Print the lines of the listing below verbatim from its first line through the line bearing "const FIRST_HOUR = 2;". Any pictures are to be omitted.

◆ ◆ ◆

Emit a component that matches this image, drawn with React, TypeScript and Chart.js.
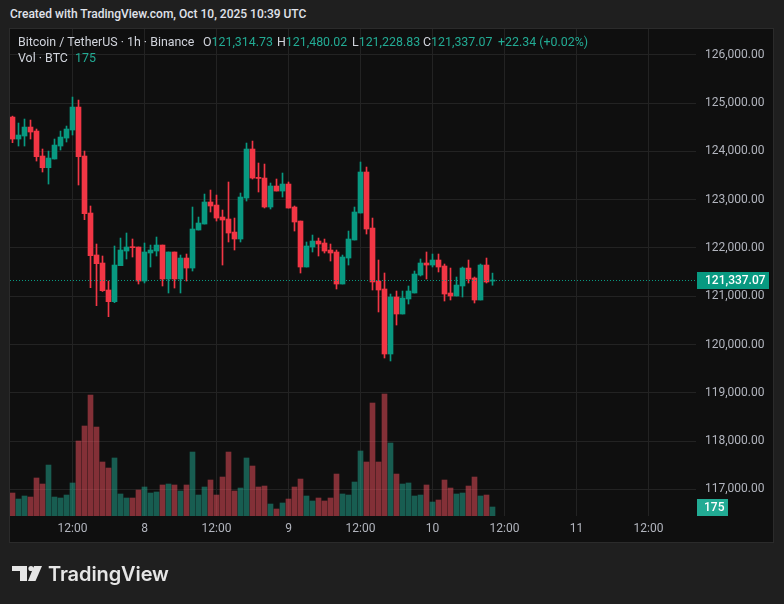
import React, { useEffect, useRef } from 'react';
import { Chart, registerables } from 'chart.js';

Chart.register(...registerables);

// hours after Oct 7, 2025 00:00 UTC of the first visible 1h candle
const FIRST_HOUR = 2;

const opens = [
  124711, 124256, 124318, 124504, 124421, 123904, 123662, 123842, 124111, 124276,
  124442, 124918, 123904, 122724, 121855, 121689, 121130, 120888, 121634, 121937,
  122020, 122020, 121316, 121896, 121937, 122061, 121358, 121917, 121358, 121792,
  121585, 122372, 122496, 122952, 122889, 122641, 122600, 122330, 122186, 123034,
  124049, 123462, 123448, 122848, 123283, 123179, 123324, 122848, 122558, 121606,
  122020, 122144, 122103, 121958, 121917, 121254, 121792, 122165, 122724, 123573,
  122413, 121316, 121151, 119805, 120985, 120633, 120944, 121068, 121440, 121689,
  121647, 121751, 121627, 121068, 121006, 121213, 121585, 121378, 120923, 121647,
  121314.73,
];
const highs = [
  124730, 124587, 124670, 124649, 124463, 124049, 124007, 124256, 124421, 124525,
  125125, 125063, 124007, 122869, 122082, 121834, 121316, 122041, 122206, 122310,
  122186, 122020, 122103, 122061, 122227, 122061, 121917, 121917, 121854, 121875,
  122848, 122641, 123117, 123200, 123096, 122786, 123366, 122620, 123138, 124173,
  124214, 123759, 123738, 123345, 123428, 123552, 123366, 122869, 122558, 122124,
  122268, 122206, 122185, 122082, 121958, 121854, 122351, 122848, 123780, 123676,
  122620, 121751, 121482, 121047, 121109, 121109, 121213, 121523, 121772, 121917,
  121875, 121875, 121668, 121585, 121399, 121606, 121751, 121399, 121668, 121792,
  121480.02,
];
const lows = [
  124180, 124111, 124111, 124256, 123800, 123573, 123324, 123842, 124028, 124194,
  124339, 123304, 122586, 121178, 120806, 121100, 120578, 120868, 121634, 121772,
  121813, 121254, 121275, 121606, 121834, 121213, 121068, 121171, 121068, 121316,
  121523, 122372, 122496, 122745, 122558, 121647, 122124, 121958, 122124, 122972,
  123428, 123159, 122828, 122807, 123179, 123055, 122827, 122351, 121482, 121606,
  121917, 121834, 121896, 121730, 121151, 121254, 121647, 122165, 122724, 122289,
  121130, 120675, 119722, 119660, 120405, 120633, 120840, 121068, 121420, 121358,
  121606, 121503, 120902, 120923, 121006, 120985, 121275, 120861, 120923, 121275,
  121228.83,
];
const closes = [
  124256, 124339, 124504, 124401, 123890, 123662, 123862, 124131, 124297, 124463,
  124918, 123890, 122710, 121841, 121675, 121116, 120888, 121647, 121958, 122020,
  122006, 121316, 121917, 121958, 122061, 121358, 121917, 121358, 121792, 121585,
  122393, 122517, 122952, 122869, 122620, 122579, 122310, 122186, 123055, 124049,
  123448, 123440, 122848, 123283, 123179, 123324, 122827, 122538, 121606, 122041,
  122144, 122082, 121937, 121896, 121254, 121813, 122186, 122745, 123573, 122393,
  121296, 121130, 119805, 120985, 120633, 120964, 121109, 121461, 121689, 121647,
  121751, 121606, 121047, 121006, 121233, 121585, 121358, 120923, 121647, 121296,
  121337.07,
];
const volumes = [
  447, 330, 389, 369, 739, 622, 991, 369, 350, 408,
  642, 1458, 1750, 2352, 1730, 1050, 933, 1128, 428, 350,
  350, 505, 564, 447, 467, 603, 622, 603, 486, 603,
  1244, 408, 564, 700, 408, 758, 1244, 486, 544, 1128,
  972, 564, 583, 233, 136, 253, 330, 564, 719, 389,
  292, 350, 292, 350, 816, 428, 408, 661, 1264, 1050,
  2197, 1050, 2372, 1419, 816, 622, 642, 389, 408, 603,
  272, 311, 700, 544, 428, 447, 583, 758, 389, 408,
  175,
];

const priceTicks = [117000, 118000, 119000, 120000, 121000, 122000, 123000, 124000, 125000, 126000];
const timeTickHours = [12, 24, 36, 48, 60, 72, 84, 96, 108];
const timeTickLabels = ['12:00', '8', '12:00', '9', '12:00', '10', '12:00', '11', '12:00'];

const UP = '#089981';
const DOWN = '#f23645';
const VOL_UP = 'rgba(34,171,148,0.5)';
const VOL_DOWN = 'rgba(247,82,95,0.5)';
const FONT = 'Roboto, "Noto Sans", sans-serif';

const fmtPrice = (v: number) =>
  v.toLocaleString('en-US', { minimumFractionDigits: 2, maximumFractionDigits: 2 });

const overlayPlugin = {
  id: 'tvOverlay',
  afterDatasetsDraw(chart: any) {
    const { ctx, chartArea, scales } = chart;
    const last = closes[closes.length - 1];
    const y = Math.round(scales.y.getPixelForValue(last)) + 0.5;
    ctx.save();
    ctx.strokeStyle = UP;
    ctx.lineWidth = 1;
    ctx.setLineDash([1, 2]);
    ctx.beginPath();
    ctx.moveTo(chartArea.left, y);
    ctx.lineTo(chartArea.right, y);
    ctx.stroke();
    ctx.restore();
  },
  afterDraw(chart: any) {
    const { ctx, chartArea, scales } = chart;
    const last = closes[closes.length - 1];
    const py = Math.round(scales.y.getPixelForValue(last));
    ctx.save();
    ctx.fillStyle = UP;
    ctx.fillRect(chartArea.right + 1, py - 8, 72, 17);
    ctx.fillStyle = '#ffffff';
    ctx.font = `500 12px ${FONT}`;
    ctx.textBaseline = 'middle';
    ctx.textAlign = 'left';
    ctx.fillText(fmtPrice(last), chartArea.right + 9, py + 1);

    const lastVol = volumes[volumes.length - 1];
    const vy = Math.round(scales.yVol.getPixelForValue(lastVol));
    const top = Math.min(vy - 8, chartArea.bottom - 17);
    ctx.fillStyle = '#22ab94';
    ctx.fillRect(chartArea.right + 1, top, 31, 17);
    ctx.fillStyle = '#ffffff';
    ctx.fillText(String(lastVol), chartArea.right + 8, top + 9);
    ctx.restore();
  },
};

function CandleChart() {
  const ref = useRef<HTMLCanvasElement | null>(null);
  useEffect(() => {
    if (!ref.current) return;
    const hours = opens.map((_, i) => FIRST_HOUR + i);
    const isUp = opens.map((o, i) => closes[i] >= o);
    const chart = new Chart(ref.current, {
      type: 'bar',
      data: {
        datasets: [
          {
            label: 'Body',
            data: hours.map((h, i) => ({ x: h, y: [opens[i], closes[i]] })) as any,
            backgroundColor: isUp.map((u) => (u ? UP : DOWN)),
            barThickness: 5,
            minBarLength: 1,
            grouped: false,
            borderWidth: 0,
            yAxisID: 'y',
            order: 1,
          } as any,
          {
            label: 'Wick',
            data: hours.map((h, i) => ({ x: h, y: [lows[i], highs[i]] })) as any,
            backgroundColor: isUp.map((u) => (u ? UP : DOWN)),
            barThickness: 1,
            grouped: false,
            borderWidth: 0,
            yAxisID: 'y',
            order: 2,
          } as any,
          {
            label: 'Volume',
            data: hours.map((h, i) => ({ x: h, y: volumes[i] })) as any,
            backgroundColor: isUp.map((u) => (u ? VOL_UP : VOL_DOWN)),
            barThickness: 5,
            grouped: false,
            borderWidth: 0,
            yAxisID: 'yVol',
            order: 3,
          } as any,
        ],
      },
      options: {
        animation: false,
        responsive: false,
        devicePixelRatio: 1,
        events: [],
        layout: { padding: { left: 10, top: 29, right: 10, bottom: 61 } },
        plugins: { legend: { display: false }, tooltip: { enabled: false } },
        scales: {
          x: {
            type: 'linear',
            min: 9.5 / 6,
            max: 695.5 / 6,
            offset: false,
            grid: { color: '#232323', drawTicks: false, offset: false, lineWidth: 1 },
            border: { display: false },
            afterBuildTicks: (scale: any) => {
              scale.ticks = timeTickHours.map((v) => ({ value: v }));
            },
            afterFit: (scale: any) => {
              scale.height = 27;
            },
            ticks: {
              color: '#b2b5be',
              font: { family: FONT, size: 12 },
              padding: 6,
              maxRotation: 0,
              autoSkip: false,
              callback: (_v: any, i: number) => timeTickLabels[i],
            },
          },
          y: {
            type: 'linear',
            position: 'right',
            min: 116451,
            max: 126534,
            grid: { color: '#232323', drawTicks: false, lineWidth: 1 },
            border: { display: false },
            afterBuildTicks: (scale: any) => {
              scale.ticks = priceTicks.map((v) => ({ value: v }));
            },
            afterFit: (scale: any) => {
              scale.width = 78;
            },
            ticks: {
              color: '#b2b5be',
              font: { family: FONT, size: 12 },
              padding: 9,
              crossAlign: 'near',
              callback: (v: any) => fmtPrice(Number(v)),
            },
          },
          yVol: {
            type: 'linear',
            display: false,
            min: 0,
            max: 9470,
            grid: { display: false },
          },
        },
      } as any,
      plugins: [overlayPlugin],
    });
    return () => chart.destroy();
  }, []);
  return (
    <canvas
      ref={ref}
      width={784}
      height={604}
      style={{ position: 'absolute', left: 0, top: 0, width: 784, height: 604 }}
    />
  );
}

export default function App() {
  const green = '#22ab94';
  const label = '#d1d4dc';
  const lineStyle: React.CSSProperties = {
    position: 'absolute',
    fontFamily: FONT,
    fontSize: 12.4,
    lineHeight: '16px',
    whiteSpace: 'nowrap',
    color: label,
  };
  return (
    <div
      style={{
        position: 'fixed',
        left: 0,
        top: 0,
        width: 784,
        height: 604,
        background: '#1f1f1f',
        overflow: 'hidden',
      }}
    >
      <div
        style={{
          position: 'absolute',
          left: 10,
          top: 6,
          fontFamily: FONT,
          fontSize: 12,
          fontWeight: 500,
          lineHeight: '16px',
          color: '#e0e3eb',
          whiteSpace: 'nowrap',
        }}
      >
        Created with TradingView.com, Oct 10, 2025 10:39 UTC
      </div>
      <div
        style={{
          position: 'absolute',
          left: 9,
          top: 28,
          width: 765,
          height: 515,
          boxSizing: 'border-box',
          border: '1px solid #2b2b2b',
          background: '#0f0f0f',
        }}
      />
      <CandleChart />
      <div style={{ ...lineStyle, left: 18, top: 34 }}>Bitcoin / TetherUS · 1h · Binance</div>
      <div style={{ ...lineStyle, left: 203, top: 34 }}>
        O<span style={{ color: green }}>121,314.73</span>
      </div>
      <div style={{ ...lineStyle, left: 277, top: 34 }}>
        H<span style={{ color: green }}>121,480.02</span>
      </div>
      <div style={{ ...lineStyle, left: 352, top: 34 }}>
        L<span style={{ color: green }}>121,228.83</span>
      </div>
      <div style={{ ...lineStyle, left: 423, top: 34 }}>
        C<span style={{ color: green }}>121,337.07</span>
      </div>
      <div style={{ ...lineStyle, left: 498, top: 34, color: green }}>+22.34 (+0.02%)</div>
      <div style={{ ...lineStyle, left: 18, top: 50 }}>Vol · BTC</div>
      <div style={{ ...lineStyle, left: 75, top: 50, color: green }}>175</div>
      <svg
        width={32}
        height={18}
        viewBox="0 0 32 18"
        style={{ position: 'absolute', left: 11, top: 565 }}
      >
        <path d="M1 1 H16 V16 H9 V6 H1 Z" fill="#e6e6e6" />
        <circle cx={20} cy={3.5} r={2.6} fill="#e6e6e6" />
        <path d="M23 1 H31 L24.5 16 H17 Z" fill="#e6e6e6" />
      </svg>
      <div
        style={{
          position: 'absolute',
          left: 48,
          top: 561,
          fontFamily: 'Inter, Roboto, sans-serif',
          fontSize: 20,
          fontWeight: 600,
          lineHeight: '26px',
          color: '#e6e6e6',
          whiteSpace: 'nowrap',
          letterSpacing: -0.1,
        }}
      >
        TradingView
      </div>
    </div>
  );
}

◆ ◆ ◆

- RESPONSE TO THE TASK:
Emit a component that matches this image, drawn with React, TypeScript and Chart.js.
import React, { useEffect, useRef } from 'react';
import { Chart, registerables } from 'chart.js';

Chart.register(...registerables);

// hours after Oct 7, 2025 00:00 UTC of the first visible 1h candle
const FIRST_HOUR = 2;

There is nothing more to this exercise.